Growing up in Omaha, Pat Hazell came of age at the Playhouse “seeing shows” (his parents were season subscribers), taking classes and, like Hank Fonda decades before, building flats and painting sets. He got hooked early. By the time he was an established standup comic and comedy writer, he stretched himself in the drama “A Few Good Men.” He won the lead and OCP’s best actor award.

“I got the full-on Playhouse experience – rehearsing and performing with local community members and interacting with the audience,” he said. “I was doing something that wasn’t my profession like a lot of folks who perform there do.” 

He’s also done a lot of producing at the Playhouse. He brought his own “Bunk Bed Brothers” there and was amazed OCP’s tech crew realized the hydraulic floating bunk beds he envisioned. He pushed the limits more for “My Life in 3D” with a three-story brownstone setting whose lower levels disappear into the stage to put the audience on the same level as his apartment. OCP designers“ worked it out.

It was Hazell, now a producer, whom Butz turned to to help conceive his solo show.
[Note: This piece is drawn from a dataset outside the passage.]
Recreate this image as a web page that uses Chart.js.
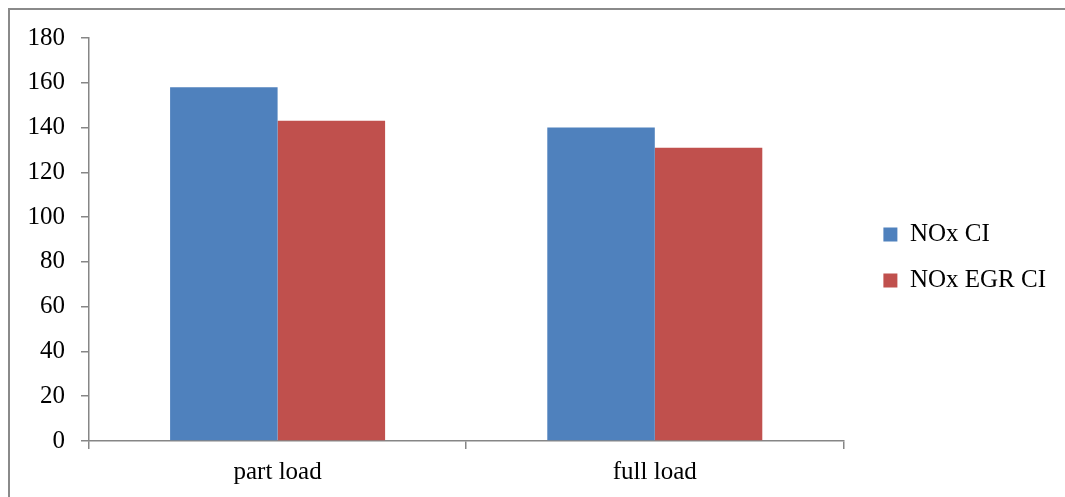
<!DOCTYPE html>
<html>
<head>
<meta charset="utf-8">
<script src="https://cdn.jsdelivr.net/npm/chart.js@4"></script>
<style>
  html, body { margin: 0; padding: 0; background: #fff; }
  #frame {
    position: absolute; left: 8px; top: 8px; width: 1100px; height: 600px;
    border-top: 2px solid #8a8a8a; border-left: 2px solid #8a8a8a;
  }
  #wrap { position: absolute; left: 0; top: 0; width: 1065px; height: 497px; }
</style>
</head>
<body>
<div id="frame"></div>
<div id="wrap"><canvas id="chart"></canvas></div>
<script>
// chart data
const categories = ["part load", "full load"];
const noxCI = [158, 140];
const noxEgrCI = [143, 131];
const yTicks = [0, 20, 40, 60, 80, 100, 120, 140, 160, 180];

const axisColor = "#868686";
const font = { family: "'Liberation Serif', 'Times New Roman', serif", size: 25 };

// nudge the legend a bit away from the plot, like the original
const legendNudge = {
  id: "legendNudge",
  afterLayout(chart) {
    const lg = chart.legend;
    if (!lg) return;
    lg.left += 19;
    lg.right += 19;
    lg.top -= 10;
    lg.bottom -= 10;
  },
};

const ctx = document.getElementById("chart").getContext("2d");
new Chart(ctx, {
  type: "bar",
  data: {
    labels: categories,
    datasets: [
      {
        label: "NOx CI",
        data: noxCI,
        backgroundColor: "#4f81bd",
        borderWidth: 0,
      },
      {
        label: "NOx EGR CI",
        data: noxEgrCI,
        backgroundColor: "#c0504d",
        borderWidth: 0,
      },
    ],
  },
  options: {
    responsive: true,
    maintainAspectRatio: false,
    animation: false,
    categoryPercentage: 0.57,
    barPercentage: 1.0,
    layout: { padding: { left: 0, top: 38, right: 28, bottom: 0 } },
    plugins: {
      tooltip: { enabled: false },
      legend: {
        position: "right",
        labels: {
          color: "#000",
          font: font,
          boxWidth: 14,
          boxHeight: 14,
          padding: 21,
        },
      },
    },
    scales: {
      x: {
        grid: {
          display: true,
          drawOnChartArea: false,
          drawTicks: true,
          tickLength: 8,
          lineWidth: 1.5,
          color: axisColor,
          offset: true,
        },
        border: { color: axisColor, width: 1.5 },
        ticks: { color: "#000", font: font, padding: 8 },
        afterFit: function (scale) {
          scale.height = 56;
        },
      },
      y: {
        min: 0,
        max: 180,
        afterBuildTicks: function (scale) {
          scale.ticks = yTicks.map((v) => ({ value: v }));
        },
        grid: {
          display: true,
          drawOnChartArea: false,
          drawTicks: true,
          tickLength: 8,
          lineWidth: 1.5,
          color: axisColor,
        },
        border: { color: axisColor, width: 1.5 },
        ticks: { color: "#000", font: font, padding: 16 },
        afterFit: function (scale) {
          scale.width = 89;
        },
      },
    },
  },
  plugins: [legendNudge],
});
</script>
</body>
</html>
Hazell serves as emcee. 

“I try to straddle different types of music – show tunes, rock ’n’ roll, punk rock, the blues and a lot of other styles of music, including my own tunes,” Butz said. “Pat had some really good advice on blending these different musical personalities and I’ve just come to really adore him and think of him as a mentor. 

“I have a lot of fun revisiting some shows I’m known for, including ‘Wicked.’ There’s a couple of my original compositions I like to do.”

Collins said generational talents like his only come around so often but “brilliant theater makers do keep showing up” there. “Just when you think, oh well, there’s no more new actors in Omaha, I’ve seen every one of them, I’m surprised all over again.”

Coming back for the centennial is a full circle moment for the special guest artists. 

“Omaha has such a soft spot in our hearts,” Butz said. “I remember just loving Omaha. It’s kind of a sibling city to St. Louis. An old city, a great place.”

So when the opportunity came to repay the place that sent him on his way to regional theater and eventually New York, he was all in. 

“I just felt this would be fun,” Butz said. “Pat will tell some stories, I’ll sing some songs, and we’ll celebrate the Playhouse together. I’m sure the memories will just come flooding back. I’m really looking forward to it. I can’t wait.”

Young, too, appreciates the opportunity of reliving the start of it all and what it meant to him.

“I developed habits there that I carried all the way to Broadway,” Young said. “Involvement in such a place at such a young age can plant seeds that last an entire career.”

He finds it surreal that at the Gala he will perform numbers from “Jersey Boys,” the show he originated on Broadway and that the Playhouse just finished its own production of. 

“To sing some of that I think could be pretty exciting for both me and the audience,” he said. “There’s no danger in not getting your ‘Jersey Boys’ fix.”